Given exercise: Skip the pictures. Transcribe the rest of the data below without changing a word.

********

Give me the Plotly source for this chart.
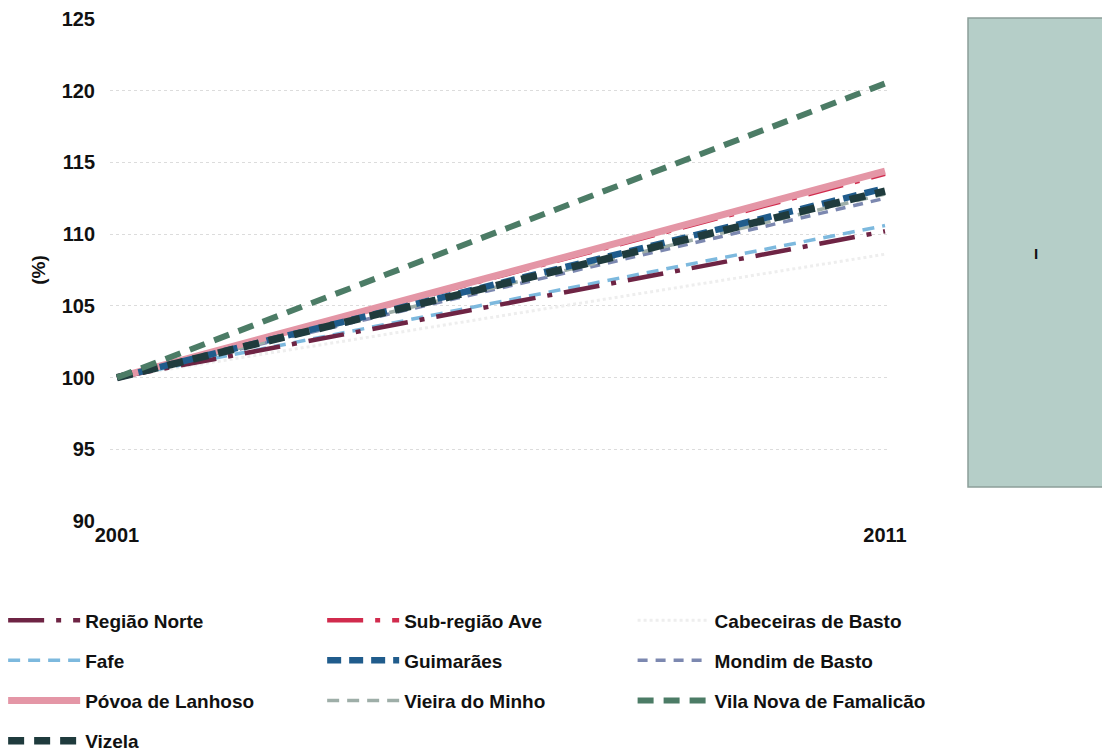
import plotly.graph_objects as go

years = [2001, 2011]
regiao_norte = [100, 110.2]
sub_regiao_ave = [100, 114.2]
cabeceiras_de_basto = [100, 108.6]
fafe = [100, 110.6]
guimaraes = [100, 113.2]
mondim_de_basto = [100, 112.5]
povoa_de_lanhoso = [100, 114.4]
vieira_do_minho = [100, 112.8]
vila_nova_de_famalicao = [100, 120.5]
vizela = [100, 113.0]

y_ticks = [90, 95, 100, 105, 110, 115, 120, 125]
x_ticks = [2001, 2011]

series = [
    # name, values, color, width, dash, legend
    ("Cabeceiras de Basto", cabeceiras_de_basto, "#eeeeee", 3, "dot", "legend3"),
    ("Fafe", fafe, "#7db9de", 3.5, "12px,8px", "legend"),
    ("Região Norte", regiao_norte, "#6e2444", 4.5, "36px,12px,5px,12px", "legend"),
    ("Mondim de Basto", mondim_de_basto, "#7c88b0", 3.5, "10px,8px", "legend3"),
    ("Vieira do Minho", vieira_do_minho, "#9eaea8", 3.5, "12px,8px", "legend2"),
    ("Sub-região Ave", sub_regiao_ave, "#d12b4d", 4.5, "36px,12px,5px,12px", "legend2"),
    ("Póvoa de Lanhoso", povoa_de_lanhoso, "#e496a6", 7, "solid", "legend"),
    ("Guimarães", guimaraes, "#205c8c", 6.5, "14px,8px", "legend2"),
    ("Vizela", vizela, "#1f3b3d", 7.5, "16px,10px", "legend"),
    ("Vila Nova de Famalicão", vila_nova_de_famalicao, "#4c7c66", 6, "16px,10px", "legend3"),
]

order = {
    "Região Norte": 1, "Fafe": 2, "Póvoa de Lanhoso": 3, "Vizela": 4,
    "Sub-região Ave": 1, "Guimarães": 2, "Vieira do Minho": 3,
    "Cabeceiras de Basto": 1, "Mondim de Basto": 2, "Vila Nova de Famalicão": 3,
}

fig = go.Figure()
for name, vals, color, width, dash, leg in series:
    fig.add_trace(go.Scatter(
        x=years, y=vals, mode="lines", name=name,
        line=dict(color=color, width=width, dash=dash),
        legend=leg, legendgroup=name, legendrank=order[name],
        hoverinfo="skip",
    ))

font_family = "Liberation Sans, Arial, sans-serif"
legend_common = dict(
    orientation="v", traceorder="grouped", tracegroupgap=12.5,
    font=dict(family=font_family, size=19, color="#111111", weight="bold"),
    itemwidth=72, bgcolor="rgba(0,0,0,0)", xanchor="left", yanchor="top",
)

# plot area: 780 x 502 px
fig.update_layout(
    width=1110, height=753,
    margin=dict(l=102, r=228, t=11, b=240, autoexpand=False),
    paper_bgcolor="white", plot_bgcolor="white",
    font=dict(family=font_family, size=19, color="#111111"),
    xaxis=dict(
        range=[2000.909, 2011.065], tickvals=x_ticks,
        showgrid=False, zeroline=False, showline=False, automargin=False,
        tickfont=dict(size=20, weight="bold"), ticklabelstandoff=0,
    ),
    yaxis=dict(
        range=[90, 125], tickvals=y_ticks,
        showgrid=True, gridcolor="#dcdcdc", griddash="dot", gridwidth=1,
        zeroline=False, showline=False, automargin=False,
        tickfont=dict(size=20, weight="bold"),
        ticklabelstandoff=14,
        title=dict(text="(%)", font=dict(size=19, weight="bold"), standoff=10),
    ),
    legend=dict(x=-0.137, y=-0.16, **legend_common),
    legend2=dict(x=0.272, y=-0.16, **legend_common),
    legend3=dict(x=0.670, y=-0.16, **legend_common),
    shapes=[dict(
        type="rect", xref="paper", yref="paper",
        x0=(968 - 110) / 780, x1=(1108 - 110) / 780,
        y0=(521 - 487) / 502, y1=(521 - 18) / 502,
        fillcolor="#b5cec8", line=dict(color="#8c9f99", width=1.5),
        layer="below",
    )],
    annotations=[dict(
        xref="paper", yref="paper",
        x=(1040 - 110) / 780, y=(521 - 253) / 502,
        text="I", showarrow=False,
        font=dict(size=15, color="#111111", family=font_family, weight="bold"),
    )],
)

fig.write_html("out.html")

********

Expected answer:
Give me the Plotly source for this chart.
import plotly.graph_objects as go

years = [2001, 2011]
regiao_norte = [100, 110.2]
sub_regiao_ave = [100, 114.2]
cabeceiras_de_basto = [100, 108.6]
fafe = [100, 110.6]
guimaraes = [100, 113.2]
mondim_de_basto = [100, 112.5]
povoa_de_lanhoso = [100, 114.4]
vieira_do_minho = [100, 112.8]
vila_nova_de_famalicao = [100, 120.5]
vizela = [100, 113.0]

y_ticks = [90, 95, 100, 105, 110, 115, 120, 125]
x_ticks = [2001, 2011]

series = [
    # name, values, color, width, dash, legend
    ("Cabeceiras de Basto", cabeceiras_de_basto, "#eeeeee", 3, "dot", "legend3"),
    ("Fafe", fafe, "#7db9de", 3.5, "12px,8px", "legend"),
    ("Região Norte", regiao_norte, "#6e2444", 4.5, "36px,12px,5px,12px", "legend"),
    ("Mondim de Basto", mondim_de_basto, "#7c88b0", 3.5, "10px,8px", "legend3"),
    ("Vieira do Minho", vieira_do_minho, "#9eaea8", 3.5, "12px,8px", "legend2"),
    ("Sub-região Ave", sub_regiao_ave, "#d12b4d", 4.5, "36px,12px,5px,12px", "legend2"),
    ("Póvoa de Lanhoso", povoa_de_lanhoso, "#e496a6", 7, "solid", "legend"),
    ("Guimarães", guimaraes, "#205c8c", 6.5, "14px,8px", "legend2"),
    ("Vizela", vizela, "#1f3b3d", 7.5, "16px,10px", "legend"),
    ("Vila Nova de Famalicão", vila_nova_de_famalicao, "#4c7c66", 6, "16px,10px", "legend3"),
]

order = {
    "Região Norte": 1, "Fafe": 2, "Póvoa de Lanhoso": 3, "Vizela": 4,
    "Sub-região Ave": 1, "Guimarães": 2, "Vieira do Minho": 3,
    "Cabeceiras de Basto": 1, "Mondim de Basto": 2, "Vila Nova de Famalicão": 3,
}

fig = go.Figure()
for name, vals, color, width, dash, leg in series:
    fig.add_trace(go.Scatter(
        x=years, y=vals, mode="lines", name=name,
        line=dict(color=color, width=width, dash=dash),
        legend=leg, legendgroup=name, legendrank=order[name],
        hoverinfo="skip",
    ))

font_family = "Liberation Sans, Arial, sans-serif"
legend_common = dict(
    orientation="v", traceorder="grouped", tracegroupgap=12.5,
    font=dict(family=font_family, size=19, color="#111111", weight="bold"),
    itemwidth=72, bgcolor="rgba(0,0,0,0)", xanchor="left", yanchor="top",
)

# plot area: 780 x 502 px
fig.update_layout(
    width=1110, height=753,
    margin=dict(l=102, r=228, t=11, b=240, autoexpand=False),
    paper_bgcolor="white", plot_bgcolor="white",
    font=dict(family=font_family, size=19, color="#111111"),
    xaxis=dict(
        range=[2000.909, 2011.065], tickvals=x_ticks,
        showgrid=False, zeroline=False, showline=False, automargin=False,
        tickfont=dict(size=20, weight="bold"), ticklabelstandoff=0,
    ),
    yaxis=dict(
        range=[90, 125], tickvals=y_ticks,
        showgrid=True, gridcolor="#dcdcdc", griddash="dot", gridwidth=1,
        zeroline=False, showline=False, automargin=False,
        tickfont=dict(size=20, weight="bold"),
        ticklabelstandoff=14,
        title=dict(text="(%)", font=dict(size=19, weight="bold"), standoff=10),
    ),
    legend=dict(x=-0.137, y=-0.16, **legend_common),
    legend2=dict(x=0.272, y=-0.16, **legend_common),
    legend3=dict(x=0.670, y=-0.16, **legend_common),
    shapes=[dict(
        type="rect", xref="paper", yref="paper",
        x0=(968 - 110) / 780, x1=(1108 - 110) / 780,
        y0=(521 - 487) / 502, y1=(521 - 18) / 502,
        fillcolor="#b5cec8", line=dict(color="#8c9f99", width=1.5),
        layer="below",
    )],
    annotations=[dict(
        xref="paper", yref="paper",
        x=(1040 - 110) / 780, y=(521 - 253) / 502,
        text="I", showarrow=False,
        font=dict(size=15, color="#111111", family=font_family, weight="bold"),
    )],
)

fig.write_html("out.html")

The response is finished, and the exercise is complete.